Material provided -

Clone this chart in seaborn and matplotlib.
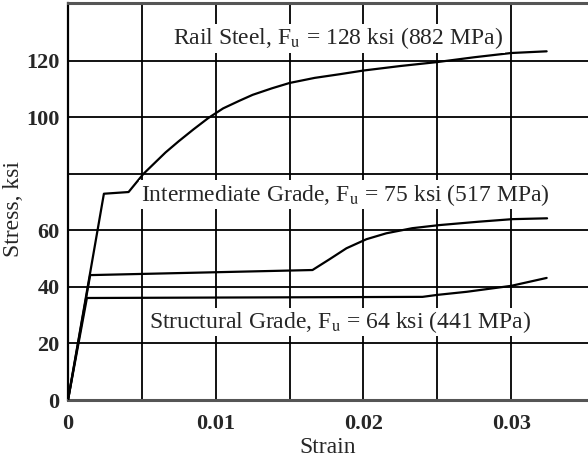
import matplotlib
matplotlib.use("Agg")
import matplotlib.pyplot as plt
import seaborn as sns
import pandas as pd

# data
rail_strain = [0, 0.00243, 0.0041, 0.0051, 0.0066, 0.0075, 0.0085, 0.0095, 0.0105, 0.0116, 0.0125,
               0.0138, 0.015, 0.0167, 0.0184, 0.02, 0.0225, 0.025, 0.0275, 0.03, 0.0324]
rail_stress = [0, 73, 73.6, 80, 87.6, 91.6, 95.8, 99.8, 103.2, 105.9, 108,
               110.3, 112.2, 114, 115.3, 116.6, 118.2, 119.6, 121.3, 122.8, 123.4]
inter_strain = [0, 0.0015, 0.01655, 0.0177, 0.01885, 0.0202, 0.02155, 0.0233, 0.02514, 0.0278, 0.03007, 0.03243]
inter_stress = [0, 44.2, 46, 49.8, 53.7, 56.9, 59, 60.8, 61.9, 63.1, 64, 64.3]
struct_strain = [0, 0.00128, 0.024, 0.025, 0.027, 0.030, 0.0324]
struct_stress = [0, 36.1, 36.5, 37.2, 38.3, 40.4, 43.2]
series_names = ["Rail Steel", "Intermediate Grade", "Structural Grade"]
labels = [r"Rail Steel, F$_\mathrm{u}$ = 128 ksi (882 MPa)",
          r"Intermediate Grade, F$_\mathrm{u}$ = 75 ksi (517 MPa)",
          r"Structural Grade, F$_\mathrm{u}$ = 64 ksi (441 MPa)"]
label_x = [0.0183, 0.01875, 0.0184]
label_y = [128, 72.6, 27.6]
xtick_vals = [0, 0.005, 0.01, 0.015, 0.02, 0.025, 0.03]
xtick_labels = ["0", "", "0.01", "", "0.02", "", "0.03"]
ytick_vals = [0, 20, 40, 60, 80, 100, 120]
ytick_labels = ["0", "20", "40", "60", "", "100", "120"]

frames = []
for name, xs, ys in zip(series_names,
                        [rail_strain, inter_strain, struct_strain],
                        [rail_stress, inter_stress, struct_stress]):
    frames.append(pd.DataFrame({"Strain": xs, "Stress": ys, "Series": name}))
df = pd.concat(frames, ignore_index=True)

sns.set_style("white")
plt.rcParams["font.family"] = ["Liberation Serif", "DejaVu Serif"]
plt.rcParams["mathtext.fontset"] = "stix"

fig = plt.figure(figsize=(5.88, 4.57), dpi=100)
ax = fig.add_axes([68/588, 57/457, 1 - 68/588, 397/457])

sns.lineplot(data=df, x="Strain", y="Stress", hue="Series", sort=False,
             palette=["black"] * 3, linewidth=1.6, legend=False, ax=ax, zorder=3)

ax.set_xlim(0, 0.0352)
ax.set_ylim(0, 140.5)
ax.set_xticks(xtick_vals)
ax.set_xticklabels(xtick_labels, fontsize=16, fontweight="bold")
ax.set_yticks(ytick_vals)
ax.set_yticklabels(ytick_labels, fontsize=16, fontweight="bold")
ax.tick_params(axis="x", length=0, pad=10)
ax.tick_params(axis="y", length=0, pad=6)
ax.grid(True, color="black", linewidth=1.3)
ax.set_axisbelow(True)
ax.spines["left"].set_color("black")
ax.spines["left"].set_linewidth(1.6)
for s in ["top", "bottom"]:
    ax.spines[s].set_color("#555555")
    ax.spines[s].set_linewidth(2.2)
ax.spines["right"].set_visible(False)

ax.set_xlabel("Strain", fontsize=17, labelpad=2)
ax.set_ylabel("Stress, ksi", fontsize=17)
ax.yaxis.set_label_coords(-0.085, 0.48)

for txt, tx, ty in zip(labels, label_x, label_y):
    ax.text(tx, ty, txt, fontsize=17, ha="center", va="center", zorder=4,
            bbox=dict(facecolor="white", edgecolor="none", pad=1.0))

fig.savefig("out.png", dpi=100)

Stated task - Copy nothing but the lines from the top of the material through the line holding "import pandas as pd", exactly as written; omit pictures.

Reply -
Clone this chart in seaborn and matplotlib.
import matplotlib
matplotlib.use("Agg")
import matplotlib.pyplot as plt
import seaborn as sns
import pandas as pd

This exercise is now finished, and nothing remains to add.